#### [Exercise]
Repeat the lines below exactly as they appear, but leave out the images.

#### [Data block]
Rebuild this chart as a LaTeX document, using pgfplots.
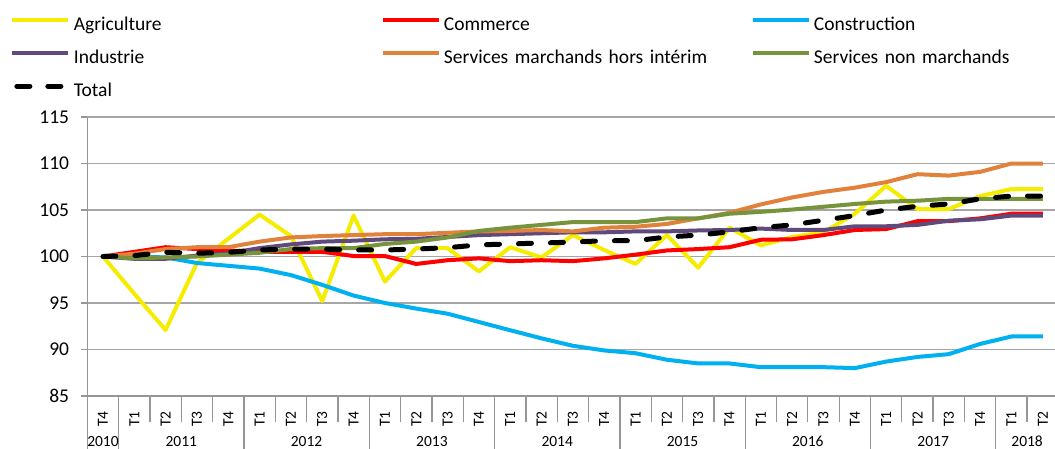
\documentclass[border=0pt]{standalone}
\usepackage{fontspec}
\setmainfont{Carlito}
\usepackage{pgfplots}
\usepackage{pgfplotstable}
\pgfplotsset{compat=1.18}

\definecolor{cAgri}{HTML}{F5EC00}
\definecolor{cComm}{HTML}{FF0000}
\definecolor{cConstr}{HTML}{00B0F0}
\definecolor{cIndus}{HTML}{604A7B}
\definecolor{cSM}{HTML}{E0823C}
\definecolor{cSNM}{HTML}{77933C}
\definecolor{axgray}{HTML}{969696}
\definecolor{gridgray}{HTML}{A6A6A6}

\pgfplotstableread{
x agri comm constr indus sm snm total
0 100 100 100 100 100 100 100
1 96.0 100.5 100.0 99.75 100.3 99.8 100.1
2 92.1 101.0 99.9 99.75 100.8 99.9 100.45
3 99.3 100.8 99.3 100.1 101.0 100.0 100.35
4 101.9 100.65 99.0 100.35 101.0 100.2 100.45
5 104.5 100.5 98.7 100.9 101.6 100.4 100.7
6 102.2 100.5 98.0 101.3 102.05 100.8 100.8
7 95.2 100.5 96.95 101.6 102.2 100.9 100.8
8 104.4 100.05 95.8 101.7 102.3 100.9 100.7
9 97.3 100.05 95.0 101.85 102.4 101.35 100.7
10 100.9 99.2 94.4 101.9 102.4 101.6 100.8
11 100.9 99.6 93.85 102.1 102.55 102.05 100.95
12 98.4 99.8 92.96 102.3 102.7 102.75 101.25
13 101.0 99.5 92.07 102.4 102.75 103.1 101.35
14 99.9 99.6 91.2 102.5 102.85 103.4 101.45
15 102.3 99.5 90.4 102.6 102.7 103.7 101.55
16 100.7 99.8 89.9 102.6 103.1 103.7 101.7
17 99.2 100.2 89.6 102.7 103.2 103.7 101.7
18 102.3 100.65 88.9 102.7 103.5 104.1 102.1
19 98.8 100.8 88.5 102.8 104.1 104.1 102.3
20 103.1 101.0 88.5 102.85 104.7 104.6 102.65
21 101.2 101.8 88.1 103.0 105.6 104.8 103.1
22 102.1 101.85 88.1 102.85 106.35 105.05 103.4
23 102.6 102.3 88.1 102.85 106.95 105.35 103.9
24 104.6 102.85 88.0 103.25 107.4 105.65 104.4
25 107.6 102.95 88.7 103.25 108.0 105.9 105.0
26 105.1 103.8 89.2 103.4 108.85 106.0 105.4
27 105.1 103.8 89.5 103.85 108.7 106.2 105.65
28 106.5 104.1 90.6 104.0 109.1 106.2 106.2
29 107.25 104.6 91.4 104.4 110.0 106.2 106.5
30 107.25 104.6 91.4 104.4 110.0 106.2 106.5
}\data

\newcommand\q[1]{\rotatebox{90}{T#1}}
\newcommand\smallfont{\fontsize{15.5}{18}\selectfont}

\begin{document}
\begin{tikzpicture}[font=\fontsize{19.5}{23}\selectfont]
\begin{axis}[
  at={(87.3pt,52pt)}, anchor=south west, scale only axis,
  width=967.7pt, height=279pt,
  xmin=-0.5, xmax=30.39, ymin=85, ymax=115,
  axis x line*=bottom, axis y line*=left,
  axis line style={color=axgray, line width=1.3pt},
  ytick={85,90,...,115},
  ymajorgrids, major grid style={color=gridgray, line width=1.5pt},
  tick align=outside, major tick length=6pt,
  ytick style={color=axgray, line width=1.3pt},
  xtick style={draw=none},
  xtick={0,...,30},
  xticklabels={\q4,\q1,\q2,\q3,\q4,\q1,\q2,\q3,\q4,\q1,\q2,\q3,\q4,\q1,\q2,\q3,\q4,\q1,\q2,\q3,\q4,\q1,\q2,\q3,\q4,\q1,\q2,\q3,\q4,\q1,\q2},
  xticklabel style={anchor=north, inner sep=0pt, yshift=-9pt, font=\smallfont},
  yticklabel style={anchor=east, inner sep=0pt, xshift=-12pt},
  /pgf/number format/assume math mode=true,
  clip mode=individual,
  legend columns=3,
  legend cell align=left,
  legend style={at={(axis description cs:-0.0795,1.358)}, anchor=north west,
    draw=none, fill=none, inner sep=0pt, outer sep=0pt, row sep=15pt,
    nodes={inner sep=0pt, text width=307pt, text height=13pt, text depth=5pt, align=left},
    /tikz/every odd column/.append style={column sep=3pt}},
  legend image code/.code={\draw[#1, line cap=butt] (0pt,6pt) -- (56pt,6pt);},
  every axis plot/.append style={line join=round},
]
\addplot[cAgri, line width=4pt] table[x=x, y=agri] {\data};
\addlegendentry{Agriculture}
\addplot[cComm, line width=4pt] table[x=x, y=comm] {\data};
\addlegendentry{Commerce}
\addplot[cConstr, line width=4pt] table[x=x, y=constr] {\data};
\addlegendentry{Construction}
\addplot[cIndus, line width=4pt] table[x=x, y=indus] {\data};
\addlegendentry{Industrie}
\addplot[cSM, line width=4pt] table[x=x, y=sm] {\data};
\addlegendentry{Services marchands hors intérim}
\addplot[cSNM, line width=4pt] table[x=x, y=snm] {\data};
\addlegendentry{Services non marchands}
\addplot[black, line width=5pt, line cap=round, dash pattern=on 13pt off 19pt,
  legend image code/.code={\draw[black, line width=5pt, line cap=round, dash pattern=on 13pt off 18pt] (4.5pt,6pt) -- (56pt,6pt);}]
  table[x=x, y=total] {\data};
\addlegendentry{Total}

% category separators
\pgfplotsinvokeforeach{1.5,2.5,3.5,5.5,6.5,7.5,9.5,10.5,11.5,13.5,14.5,15.5,17.5,18.5,19.5,21.5,22.5,23.5,25.5,26.5,27.5,29.5}{
  \draw[axgray, line width=1.3pt] (axis cs:#1,85) -- ++(0pt,-26pt);
}
\pgfplotsinvokeforeach{-0.5,0.5,4.5,8.5,12.5,16.5,20.5,24.5,28.5}{
  \draw[axgray, line width=1.3pt] (axis cs:#1,85) -- ++(0pt,-53pt);
}
% year labels
\node[anchor=base, yshift=-50pt, font=\smallfont] at (axis cs:0,85) {2010};
\node[anchor=base, yshift=-50pt, font=\smallfont] at (axis cs:2.5,85) {2011};
\node[anchor=base, yshift=-50pt, font=\smallfont] at (axis cs:6.5,85) {2012};
\node[anchor=base, yshift=-50pt, font=\smallfont] at (axis cs:10.5,85) {2013};
\node[anchor=base, yshift=-50pt, font=\smallfont] at (axis cs:14.5,85) {2014};
\node[anchor=base, yshift=-50pt, font=\smallfont] at (axis cs:18.5,85) {2015};
\node[anchor=base, yshift=-50pt, font=\smallfont] at (axis cs:22.5,85) {2016};
\node[anchor=base, yshift=-50pt, font=\smallfont] at (axis cs:26.5,85) {2017};
\node[anchor=base, yshift=-50pt, font=\smallfont] at (axis cs:29.5,85) {2018};
\end{axis}
\pgfresetboundingbox
\path[use as bounding box] (0,0) rectangle (1055pt,448pt);
\end{tikzpicture}
\end{document}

#### [Result for this task]
Rebuild this chart as a LaTeX document, using pgfplots.
\documentclass[border=0pt]{standalone}
\usepackage{fontspec}
\setmainfont{Carlito}
\usepackage{pgfplots}
\usepackage{pgfplotstable}
\pgfplotsset{compat=1.18}

\definecolor{cAgri}{HTML}{F5EC00}
\definecolor{cComm}{HTML}{FF0000}
\definecolor{cConstr}{HTML}{00B0F0}
\definecolor{cIndus}{HTML}{604A7B}
\definecolor{cSM}{HTML}{E0823C}
\definecolor{cSNM}{HTML}{77933C}
\definecolor{axgray}{HTML}{969696}
\definecolor{gridgray}{HTML}{A6A6A6}

\pgfplotstableread{
x agri comm constr indus sm snm total
0 100 100 100 100 100 100 100
1 96.0 100.5 100.0 99.75 100.3 99.8 100.1
2 92.1 101.0 99.9 99.75 100.8 99.9 100.45
3 99.3 100.8 99.3 100.1 101.0 100.0 100.35
4 101.9 100.65 99.0 100.35 101.0 100.2 100.45
5 104.5 100.5 98.7 100.9 101.6 100.4 100.7
6 102.2 100.5 98.0 101.3 102.05 100.8 100.8
7 95.2 100.5 96.95 101.6 102.2 100.9 100.8
8 104.4 100.05 95.8 101.7 102.3 100.9 100.7
9 97.3 100.05 95.0 101.85 102.4 101.35 100.7
10 100.9 99.2 94.4 101.9 102.4 101.6 100.8
11 100.9 99.6 93.85 102.1 102.55 102.05 100.95
12 98.4 99.8 92.96 102.3 102.7 102.75 101.25
13 101.0 99.5 92.07 102.4 102.75 103.1 101.35
14 99.9 99.6 91.2 102.5 102.85 103.4 101.45
15 102.3 99.5 90.4 102.6 102.7 103.7 101.55
16 100.7 99.8 89.9 102.6 103.1 103.7 101.7
17 99.2 100.2 89.6 102.7 103.2 103.7 101.7
18 102.3 100.65 88.9 102.7 103.5 104.1 102.1
19 98.8 100.8 88.5 102.8 104.1 104.1 102.3
20 103.1 101.0 88.5 102.85 104.7 104.6 102.65
21 101.2 101.8 88.1 103.0 105.6 104.8 103.1
22 102.1 101.85 88.1 102.85 106.35 105.05 103.4
23 102.6 102.3 88.1 102.85 106.95 105.35 103.9
24 104.6 102.85 88.0 103.25 107.4 105.65 104.4
25 107.6 102.95 88.7 103.25 108.0 105.9 105.0
26 105.1 103.8 89.2 103.4 108.85 106.0 105.4
27 105.1 103.8 89.5 103.85 108.7 106.2 105.65
28 106.5 104.1 90.6 104.0 109.1 106.2 106.2
29 107.25 104.6 91.4 104.4 110.0 106.2 106.5
30 107.25 104.6 91.4 104.4 110.0 106.2 106.5
}\data

\newcommand\q[1]{\rotatebox{90}{T#1}}
\newcommand\smallfont{\fontsize{15.5}{18}\selectfont}

\begin{document}
\begin{tikzpicture}[font=\fontsize{19.5}{23}\selectfont]
\begin{axis}[
  at={(87.3pt,52pt)}, anchor=south west, scale only axis,
  width=967.7pt, height=279pt,
  xmin=-0.5, xmax=30.39, ymin=85, ymax=115,
  axis x line*=bottom, axis y line*=left,
  axis line style={color=axgray, line width=1.3pt},
  ytick={85,90,...,115},
  ymajorgrids, major grid style={color=gridgray, line width=1.5pt},
  tick align=outside, major tick length=6pt,
  ytick style={color=axgray, line width=1.3pt},
  xtick style={draw=none},
  xtick={0,...,30},
  xticklabels={\q4,\q1,\q2,\q3,\q4,\q1,\q2,\q3,\q4,\q1,\q2,\q3,\q4,\q1,\q2,\q3,\q4,\q1,\q2,\q3,\q4,\q1,\q2,\q3,\q4,\q1,\q2,\q3,\q4,\q1,\q2},
  xticklabel style={anchor=north, inner sep=0pt, yshift=-9pt, font=\smallfont},
  yticklabel style={anchor=east, inner sep=0pt, xshift=-12pt},
  /pgf/number format/assume math mode=true,
  clip mode=individual,
  legend columns=3,
  legend cell align=left,
  legend style={at={(axis description cs:-0.0795,1.358)}, anchor=north west,
    draw=none, fill=none, inner sep=0pt, outer sep=0pt, row sep=15pt,
    nodes={inner sep=0pt, text width=307pt, text height=13pt, text depth=5pt, align=left},
    /tikz/every odd column/.append style={column sep=3pt}},
  legend image code/.code={\draw[#1, line cap=butt] (0pt,6pt) -- (56pt,6pt);},
  every axis plot/.append style={line join=round},
]
\addplot[cAgri, line width=4pt] table[x=x, y=agri] {\data};
\addlegendentry{Agriculture}
\addplot[cComm, line width=4pt] table[x=x, y=comm] {\data};
\addlegendentry{Commerce}
\addplot[cConstr, line width=4pt] table[x=x, y=constr] {\data};
\addlegendentry{Construction}
\addplot[cIndus, line width=4pt] table[x=x, y=indus] {\data};
\addlegendentry{Industrie}
\addplot[cSM, line width=4pt] table[x=x, y=sm] {\data};
\addlegendentry{Services marchands hors intérim}
\addplot[cSNM, line width=4pt] table[x=x, y=snm] {\data};
\addlegendentry{Services non marchands}
\addplot[black, line width=5pt, line cap=round, dash pattern=on 13pt off 19pt,
  legend image code/.code={\draw[black, line width=5pt, line cap=round, dash pattern=on 13pt off 18pt] (4.5pt,6pt) -- (56pt,6pt);}]
  table[x=x, y=total] {\data};
\addlegendentry{Total}

% category separators
\pgfplotsinvokeforeach{1.5,2.5,3.5,5.5,6.5,7.5,9.5,10.5,11.5,13.5,14.5,15.5,17.5,18.5,19.5,21.5,22.5,23.5,25.5,26.5,27.5,29.5}{
  \draw[axgray, line width=1.3pt] (axis cs:#1,85) -- ++(0pt,-26pt);
}
\pgfplotsinvokeforeach{-0.5,0.5,4.5,8.5,12.5,16.5,20.5,24.5,28.5}{
  \draw[axgray, line width=1.3pt] (axis cs:#1,85) -- ++(0pt,-53pt);
}
% year labels
\node[anchor=base, yshift=-50pt, font=\smallfont] at (axis cs:0,85) {2010};
\node[anchor=base, yshift=-50pt, font=\smallfont] at (axis cs:2.5,85) {2011};
\node[anchor=base, yshift=-50pt, font=\smallfont] at (axis cs:6.5,85) {2012};
\node[anchor=base, yshift=-50pt, font=\smallfont] at (axis cs:10.5,85) {2013};
\node[anchor=base, yshift=-50pt, font=\smallfont] at (axis cs:14.5,85) {2014};
\node[anchor=base, yshift=-50pt, font=\smallfont] at (axis cs:18.5,85) {2015};
\node[anchor=base, yshift=-50pt, font=\smallfont] at (axis cs:22.5,85) {2016};
\node[anchor=base, yshift=-50pt, font=\smallfont] at (axis cs:26.5,85) {2017};
\node[anchor=base, yshift=-50pt, font=\smallfont] at (axis cs:29.5,85) {2018};
\end{axis}
\pgfresetboundingbox
\path[use as bounding box] (0,0) rectangle (1055pt,448pt);
\end{tikzpicture}
\end{document}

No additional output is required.